▶ What you should do
Begin the copy with the line that contains "Generate a Python" and end it with the line that contains "plt.rcParams['mathtext.it'] = 'Liberation". Print these lines exactly and omit all pictures.

#### Input data

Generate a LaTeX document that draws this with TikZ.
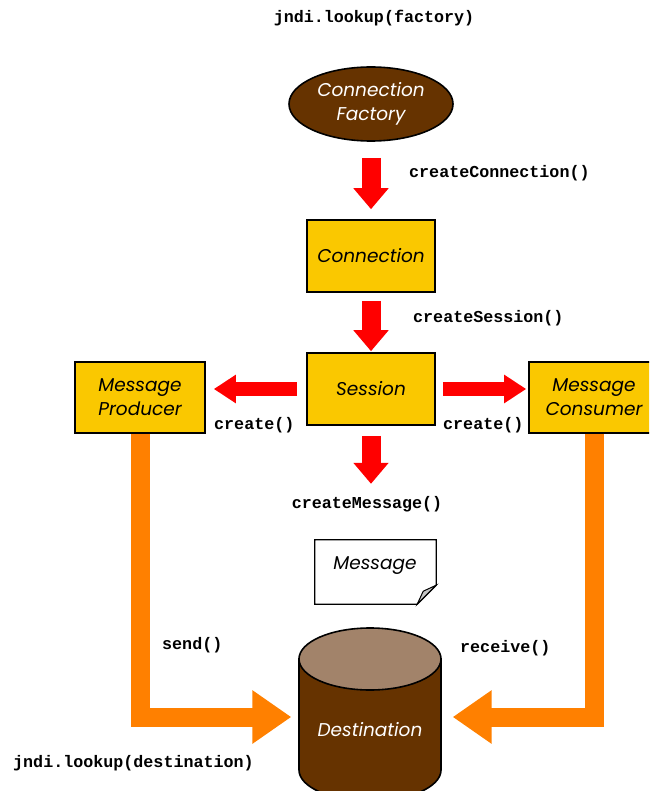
\documentclass[tikz,border=0pt]{standalone}
\usepackage{fontspec}
\setmainfont{Poppins}[ItalicFont={Poppins Italic}]
\setmonofont{Liberation Mono}
\usetikzlibrary{arrows.meta, shapes.geometric}
\definecolor{boxyellow}{RGB}{250,200,0}
\definecolor{darkbrown}{RGB}{102,51,0}
\definecolor{lightbrown}{RGB}{162,131,106}
\definecolor{arrorange}{RGB}{255,128,0}
\begin{document}
\begin{tikzpicture}[x=1pt, y=-1pt, font=\fontsize{18.5}{24}\selectfont\itshape,
  objbox/.style={draw, line width=1.6pt, fill=boxyellow, align=center, inner sep=0pt},
  call/.style={font=\fontsize{16.7}{18}\selectfont\ttfamily\bfseries, inner sep=0pt},
  redv/.style={red, line width=19pt, -{Triangle[length=21pt, width=34pt]}},
  redh/.style={red, line width=14pt, -{Triangle[length=22pt, width=27pt]}},
  flow/.style={arrorange, line width=19pt, line join=miter, -{Triangle[length=39pt, width=51pt]}}]

\useasboundingbox (0,0) rectangle (649,791);
\clip (0,0) rectangle (649,791);

\begin{scope}
\node (factory) [ellipse, draw, line width=1.6pt, fill=darkbrown, text=white, align=center,
  minimum width=164pt, minimum height=74pt, inner sep=0pt] at (371,104) {Connection\\Factory};
\node (conn) [objbox, minimum width=128pt, minimum height=72pt] at (371,256) {Connection};
\node (session) [objbox, minimum width=128pt, minimum height=72pt] at (371,389) {Session};
\node (prod) [objbox, minimum width=130pt, minimum height=71pt] at (140,397.5) {Message\\Producer};
\node (cons) [objbox, minimum width=130pt, minimum height=71pt] at (594,397.5) {Message\\Consumer};

\node (msg) [minimum width=121pt, minimum height=64pt, inner sep=0pt] at (375.5,572) {};
\draw[line width=1.3pt, fill=white] (msg.north west) -- (msg.north east) -- ([yshift=19pt]msg.south east)
  -- ([xshift=-19pt]msg.south east) -- (msg.south west) -- cycle;
\draw[line width=1pt, fill=gray!45] ([yshift=19pt]msg.south east) -- ([xshift=-19pt]msg.south east)
  -- ([xshift=-13pt, yshift=13pt]msg.south east) -- cycle;
\node (msgtext) at (375,566) {Message};

\draw[line width=1.6pt, fill=darkbrown] (299,659) -- (299,770) arc[start angle=180, end angle=0, x radius=71, y radius=31]
  -- (441,659) -- cycle;
\draw[line width=1.6pt, fill=lightbrown] (370,659) ellipse[x radius=71, y radius=31];
\node (dest) [minimum width=143pt, minimum height=20pt, inner sep=0pt] at (370,717) {};
\node (desttext) [text=white] at (370,730) {Destination};

\draw[redv, shorten <=16pt, shorten >=10pt] (factory.south) -- (conn.north);
\draw[redv, shorten <=8pt, shorten >=1pt] (conn.south) -- (session.north);
\draw[redv, shorten <=10pt, shorten >=56pt] (session.south) -- (session.south |- msg.north);
\draw[redh, shorten <=9pt, shorten >=8pt] (session.west) -- (prod.east |- session.west);
\draw[redh, shorten <=7pt, shorten >=2pt] (session.east) -- (cons.west |- session.east);

\draw[flow, shorten >=7pt] (prod.south) |- (dest.west);
\draw[flow, shorten >=11pt] (cons.south) |- (dest.east);

\node (lookupfactory) [call] at (374,18) {jndi.lookup(factory)};
\node (createconn) [call, anchor=west] at (409,173) {createConnection()};
\node (createsession) [call, anchor=west] at (413,318) {createSession()};
\node (createprod) [call, anchor=west] at (214,425) {create()};
\node (createcons) [call, anchor=west] at (443,425) {create()};
\node (createmsg) [call] at (367,504) {createMessage()};
\node (send) [call, anchor=west] at (162,645) {send()};
\node (receive) [call, anchor=west] at (460,648) {receive()};
\node (lookupdest) [call, anchor=west] at (13,763) {jndi.lookup(destination)};
\end{scope}

\end{tikzpicture}
\end{document}
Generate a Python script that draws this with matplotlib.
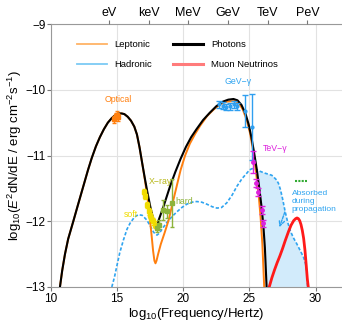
import numpy as np
import matplotlib.pyplot as plt
from matplotlib.lines import Line2D

plt.rcParams['font.family'] = ['Liberation Sans', 'DejaVu Sans']
plt.rcParams['mathtext.fontset'] = 'custom'
plt.rcParams['mathtext.rm'] = 'Liberation Sans'
plt.rcParams['mathtext.it'] = 'Liberation Sans:italic'

# ---- curves (log10 freq, log10 flux) ----
photons_x = [10.68, 10.85, 11.06, 11.3, 11.69, 12.0, 12.4, 12.8, 13.08, 13.4, 13.7, 14.0,
             14.3, 14.6, 14.9, 15.15, 15.35, 15.55, 15.8, 16.05, 16.3, 16.5, 16.7, 16.9,
             17.1, 17.3, 17.5, 17.65, 17.8, 17.9, 17.97, 18.05, 18.2, 18.5, 19.0, 19.4,
             19.8, 20.2, 20.6, 21.0, 21.5, 22.0, 22.5, 23.0, 23.4, 23.8, 24.1, 24.4,
             24.7, 24.95, 25.15, 25.35, 25.55, 25.75, 25.9, 26.05, 26.17, 26.3]
photons_y = [-13.0, -12.75, -12.5, -12.27, -12.0, -11.78, -11.5, -11.22, -11.04, -10.86, -10.72, -10.6,
             -10.5, -10.43, -10.38, -10.36, -10.36, -10.37, -10.41, -10.47, -10.56, -10.68, -10.88, -11.12,
             -11.35, -11.57, -11.77, -11.9, -12.0, -12.05, -12.07, -12.04, -11.95, -11.78, -11.47, -11.25,
             -11.05, -10.87, -10.72, -10.6, -10.46, -10.35, -10.25, -10.18, -10.15, -10.14, -10.16, -10.23,
             -10.36, -10.53, -10.72, -10.95, -11.2, -11.5, -11.75, -12.05, -12.4, -13.0]

lept_x = [10.68, 10.85, 11.06, 11.3, 11.69, 12.0, 12.4, 12.8, 13.08, 13.4, 13.7, 14.0,
          14.3, 14.6, 14.9, 15.15, 15.35, 15.55, 15.8, 16.05, 16.3, 16.5, 16.7, 16.9,
          17.1, 17.3, 17.45, 17.6, 17.72, 17.82, 17.9, 17.98, 18.1, 18.3, 18.6, 18.9,
          19.2, 19.5, 19.8, 20.14, 20.5, 20.9, 21.3, 21.8, 22.3, 22.8, 23.3, 23.9,
          24.2, 24.5, 24.8, 25.05, 25.3, 25.5, 25.7, 25.85, 25.98, 26.12]
lept_y = [-13.0, -12.75, -12.5, -12.27, -12.0, -11.78, -11.5, -11.22, -11.04, -10.86, -10.72, -10.6,
          -10.5, -10.43, -10.38, -10.36, -10.36, -10.37, -10.41, -10.47, -10.56, -10.68, -10.88, -11.12,
          -11.37, -11.65, -11.92, -12.2, -12.45, -12.6, -12.64, -12.6, -12.5, -12.35, -12.17, -11.98,
          -11.72, -11.47, -11.22, -11.0, -10.82, -10.67, -10.54, -10.4, -10.3, -10.22, -10.18, -10.17,
          -10.2, -10.3, -10.46, -10.66, -10.95, -11.25, -11.6, -11.95, -12.35, -13.0]

hadr_x = [14.6, 14.8, 14.97, 15.2, 15.47, 15.75, 15.98, 16.3, 16.6, 16.9, 17.24, 17.5,
          17.74, 17.9, 18.02, 18.2, 18.4, 18.75, 19.1, 19.5, 19.9, 20.27, 20.65, 21.02,
          21.4, 21.78, 22.2, 22.55, 22.9, 23.29, 23.7, 24.05, 24.45, 24.8, 25.0, 25.2,
          25.5, 25.8, 26.2, 26.69, 27.0, 27.19, 27.35, 27.5, 27.7, 27.9, 28.1, 28.35,
          28.6, 28.85, 29.1, 29.25, 29.35, 29.4]
hadr_y = [-13.0, -12.85, -12.69, -12.48, -12.29, -12.12, -12.03, -11.94, -11.9, -11.91, -11.98, -12.07,
          -12.16, -12.2, -12.21, -12.18, -12.12, -12.02, -11.94, -11.86, -11.79, -11.74, -11.71, -11.7,
          -11.71, -11.74, -11.78, -11.8, -11.79, -11.72, -11.6, -11.47, -11.35, -11.27, -11.22, -11.2,
          -11.21, -11.24, -11.27, -11.3, -11.36, -11.42, -11.52, -11.65, -11.85, -12.02, -12.15, -12.26,
          -12.35, -12.45, -12.55, -12.65, -12.8, -13.0]

nu_x = [26.5, 26.7, 26.9, 27.1, 27.3, 27.5, 27.7, 27.95, 28.15, 28.35, 28.5, 28.6,
        28.7, 28.8, 28.9, 29.0, 29.1, 29.2, 29.3, 29.38, 29.45]
nu_y = [-13.0, -12.86, -12.74, -12.63, -12.53, -12.42, -12.3, -12.16, -12.06, -11.99, -11.96, -11.95,
        -11.96, -11.99, -12.05, -12.14, -12.26, -12.44, -12.68, -12.88, -13.0]

# ---- data points ----
opt_x = [14.8, 14.9, 15.0, 15.1]
opt_y = [-10.45, -10.4, -10.38, -10.42]
opt_e = [0.05, 0.05, 0.05, 0.05]

soft_x = [17.0, 17.1, 17.25, 17.4, 17.5, 17.6, 17.75, 17.85]
soft_y = [-11.55, -11.62, -11.75, -11.85, -11.9, -11.95, -12.0, -12.05]
soft_e = [0.04, 0.04, 0.05, 0.05, 0.05, 0.05, 0.05, 0.05]

hard_x = [18.0, 18.2, 18.5, 18.8, 19.13]
hard_y = [-12.1, -12.05, -11.83, -11.85, -11.72]
hard_e = [0.06, 0.07, 0.15, 0.1, 0.36]

gev_x = [22.7, 23.0, 23.2, 23.5, 23.8, 24.1, 24.7, 25.2]
gev_y = [-10.22, -10.24, -10.26, -10.25, -10.22, -10.25, -10.32, -10.57]
gev_e = [0.05, 0.05, 0.05, 0.05, 0.05, 0.05, 0.24, 0.5]

tev_x = [25.3, 25.5, 25.68, 25.94, 26.06]
tev_y = [-11.1, -11.42, -11.55, -11.83, -12.03]
tev_e = [0.17, 0.06, 0.06, 0.06, 0.05]

top_ticks = [14.38, 17.38, 20.38, 23.38, 26.38, 29.38]
top_labels = ["eV", "keV", "MeV", "GeV", "TeV", "PeV"]

c_orange = "#ff7f0e"
c_blue = "#2fa4f0"
c_red = "#ff1a1a"
c_mag = "#dd22dd"

fig = plt.figure(figsize=(3.42, 3.21), dpi=100)
ax = fig.add_axes([0.149, 0.106, 0.851, 0.819])

# absorbed region: under hadronic curve, right of the photon cut-off
hx = np.array(hadr_x); hy = np.array(hadr_y)
px = np.array(photons_x); py = np.array(photons_y)
sel_h = hx >= 25.2
sel_p = px >= 25.55
poly_x = np.concatenate([hx[sel_h], px[sel_p][::-1]])
poly_y = np.concatenate([hy[sel_h], py[sel_p][::-1]])
ax.fill(poly_x, poly_y, color="#d2ebfb", lw=0, zorder=1)

ax.plot(hadr_x, hadr_y, color=c_blue, lw=1.2, ls=(0, (2, 1.2)), zorder=2)
ax.plot(lept_x, lept_y, color=c_orange, lw=1.4, zorder=3)
ax.plot(photons_x, photons_y, color="black", lw=1.5, zorder=4)
ax.plot(nu_x, nu_y, color=c_red, lw=2, zorder=4)

eb = dict(fmt="s", ms=2.5, lw=1, capsize=1.5, zorder=5)
ax.errorbar(opt_x, opt_y, yerr=opt_e, color=c_orange, **eb)
ax.errorbar(soft_x, soft_y, yerr=soft_e, color="#f0dc00", **eb)
ax.errorbar(hard_x, hard_y, yerr=hard_e, color="#8db33a", **eb)
ax.errorbar(gev_x, gev_y, yerr=gev_e, color="#2f9ff0", fmt="o", ms=2, lw=1, capsize=2, zorder=5)
ax.errorbar(tev_x, tev_y, yerr=tev_e, color=c_mag, fmt="o", ms=2.5, lw=1, capsize=2, zorder=5)

ax.plot([28.45, 29.35], [-11.39, -11.39], color="#33aa33", lw=1.5, ls=(0, (1, 0.6)))

fs = 6.3
ax.text(15.1, -10.15, "Optical", color=c_orange, fontsize=fs, ha="center", va="center")
ax.text(16.05, -11.9, "soft", color="#f0dc00", fontsize=fs, ha="center", va="center")
ax.text(18.25, -11.4, "X\u2212ray", color="#b8b81a", fontsize=fs, ha="center", va="center")
ax.text(20.1, -11.7, "hard", color="#8db33a", fontsize=fs, ha="center", va="center")
ax.text(24.15, -9.88, "GeV\u2212\u03b3", color=c_blue, fontsize=fs, ha="center", va="center")
ax.text(26.95, -10.89, "TeV\u2212\u03b3", color=c_mag, fontsize=fs, ha="center", va="center")
ax.text(28.2, -11.7, "Absorbed\nduring\npropagation", color=c_blue, fontsize=6,
        ha="left", va="center", linespacing=1.15)
ax.annotate("", xy=(27.2, -12.13), xytext=(27.75, -11.82),
            arrowprops=dict(arrowstyle="->", color=c_blue, lw=1, ls=(0, (2, 1))))

ax.set_xlim(10, 32)
ax.set_ylim(-13, -9)
ax.set_xticks([10, 15, 20, 25, 30])
ax.set_yticks([-13, -12, -11, -10, -9])
ax.set_yticklabels(["\u221213", "\u221212", "\u221211", "\u221210", "\u22129"])
ax.grid(color="#e2e2e2", lw=0.8)
ax.set_axisbelow(True)
ax.tick_params(labelsize=8.5, length=3, color="#777777", pad=1)
for s in ["left", "bottom", "top"]:
    ax.spines[s].set_color("#999999")
ax.spines["right"].set_visible(False)

ax.set_xlabel("log$_{10}$(Frequency/Hertz)", fontsize=9.5, labelpad=1)
ax.set_ylabel("log$_{10}$($E^2$dN/dE / erg cm$^{-2}$s$^{-1}$)", fontsize=9.5, labelpad=1)

top = ax.twiny()
top.set_xlim(ax.get_xlim())
top.set_xticks(top_ticks)
top.set_xticklabels(top_labels)
top.tick_params(labelsize=9, length=3, color="#777777", pad=1)
for s in top.spines.values():
    s.set_visible(False)

handles = [
    Line2D([], [], color="#ffb366", lw=1.3),
    Line2D([], [], color="#7ccaf5", lw=1.3),
    Line2D([], [], color="black", lw=2.2),
    Line2D([], [], color="#ff7b7b", lw=2.2),
]
labels = ["Leptonic", "Hadronic", "Photons", "Muon Neutrinos"]
ax.legend(handles, labels, ncol=2, frameon=False, fontsize=6.8, loc="upper left",
          bbox_to_anchor=(0.06, 0.97), handlelength=3.2, columnspacing=2.2, labelspacing=1.1)

fig.savefig("out.png", dpi=100)
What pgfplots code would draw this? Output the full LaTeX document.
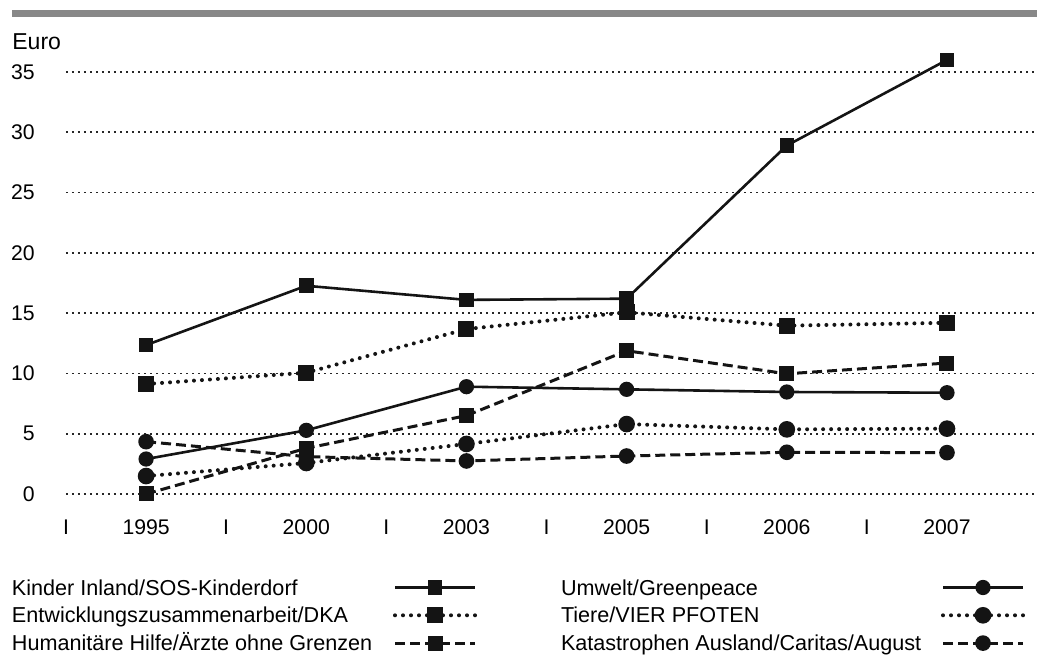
\documentclass[border=0pt]{standalone}
\usepackage{fontspec}
\setmainfont{Liberation Sans}
\usepackage{pgfplots}
\pgfplotsset{compat=1.18}
\definecolor{barg}{RGB}{136,136,136}
\definecolor{ink}{RGB}{20,20,20}
\tikzset{
  dotline/.style={ink, line width=2pt, line cap=round, dash pattern=on 0pt off 4pt},
  dashline/.style={ink, line width=1.5pt, dash pattern=on 5pt off 2.5pt},
  solidline/.style={ink, line width=1.3pt}
}
\begin{document}
\begin{tikzpicture}
\begin{axis}[
  name=ax,
  scale only axis,
  width=485.5pt, height=211pt,
  xmin=-0.5, xmax=5.562,
  ymin=0, ymax=35,
  clip=false,
  axis line style={draw=none},
  major tick length=0pt,
  xtick={0,1,2,3,4,5},
  xticklabels={1995,2000,2003,2005,2006,2007},
  extra x ticks={-0.5,0.5,1.5,2.5,3.5,4.5},
  extra x tick labels={I,I,I,I,I,I},
  extra x tick style={major tick length=0pt},
  ytick={0,5,...,35},
  ymajorgrids,
  major grid style={draw=black!85, line width=0.9pt, dash pattern=on 0.9pt off 2.1pt},
  xticklabel style={anchor=base, yshift=-20.2pt, inner sep=0pt},
  yticklabel style={anchor=east, inner sep=0pt, xshift=-15.5pt},
  tick label style={font=\fontsize{10.6pt}{12pt}\selectfont},
  /pgf/number format/assume math mode=true,
  legend columns=2,
  legend plot pos=right,
  legend cell align=left,
  legend style={at={(0,0)}, anchor=north west, xshift=-27pt, yshift=-43pt,
    draw=none, fill=none, inner sep=0pt, outer sep=0pt, row sep=6.4pt, column sep=0pt,
    font=\fontsize{10.8pt}{12pt}\selectfont,
    nodes={inner sep=0pt, outer sep=0pt, text height=7.5pt, text depth=0pt},
    /tikz/every even column/.append style={column sep=42pt}},
  legend image code/.code={\draw[mark repeat=2, mark phase=2] plot coordinates {(0pt,0pt) (20pt,0pt) (40pt,0pt)};},
]
\addplot[solidline, mark=square*, mark size=3pt, mark options={solid}] coordinates {(0,12.35)(1,17.27)(2,16.1)(3,16.2)(4,28.9)(5,36.0)};
\addlegendentry{\makebox[190.5pt][l]{Kinder Inland/SOS-Kinderdorf}}
\addplot[solidline, mark=*, mark size=3.15pt, mark options={solid}] coordinates {(0,2.9)(1,5.28)(2,8.9)(3,8.68)(4,8.46)(5,8.4)};
\addlegendentry{\makebox[190pt][l]{Umwelt/Greenpeace}}
\addplot[dotline, mark=square*, mark size=3pt, mark options={solid}] coordinates {(0,9.12)(1,10.06)(2,13.68)(3,15.07)(4,13.96)(5,14.2)};
\addlegendentry{\makebox[190.5pt][l]{Entwicklungszusammenarbeit/DKA}}
\addplot[dotline, mark=*, mark size=3.15pt, mark options={solid}] coordinates {(0,1.49)(1,2.57)(2,4.15)(3,5.8)(4,5.36)(5,5.42)};
\addlegendentry{\makebox[190pt][l]{Tiere/VIER PFOTEN}}
\addplot[dashline, mark=square*, mark size=3pt, mark options={solid}] coordinates {(0,0)(1,3.79)(2,6.5)(3,11.88)(4,9.97)(5,10.86)};
\addlegendentry{\makebox[190.5pt][l]{Humanitäre Hilfe/Ärzte ohne Grenzen}}
\addplot[dashline, mark=*, mark size=3.15pt, mark options={solid}] coordinates {(0,4.34)(1,3.1)(2,2.74)(3,3.15)(4,3.46)(5,3.43)};
\addlegendentry{\makebox[190pt][l]{Katastrophen Ausland/Caritas/August}}
\node[anchor=base west, inner sep=0pt, font=\fontsize{11.5pt}{13pt}\selectfont] at ([xshift=-27pt, yshift=222.4pt]rel axis cs:0,0) {Euro};
\fill[barg] ([xshift=-27pt, yshift=238.6pt]rel axis cs:0,0) rectangle ([yshift=242pt]rel axis cs:1,0);
\end{axis}
\pgfresetboundingbox
\path[use as bounding box] ([shift={(-33pt,-81.5pt)}]ax.south west) rectangle ([shift={(0pt,247pt)}]ax.south east);
\end{tikzpicture}
\end{document}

########

▶ Reply to the exercise
Generate a Python script that draws this with matplotlib.
import numpy as np
import matplotlib.pyplot as plt
from matplotlib.lines import Line2D

plt.rcParams['font.family'] = ['Liberation Sans', 'DejaVu Sans']
plt.rcParams['mathtext.fontset'] = 'custom'
plt.rcParams['mathtext.rm'] = 'Liberation Sans'
plt.rcParams['mathtext.it'] = 'Liberation Sans:italic'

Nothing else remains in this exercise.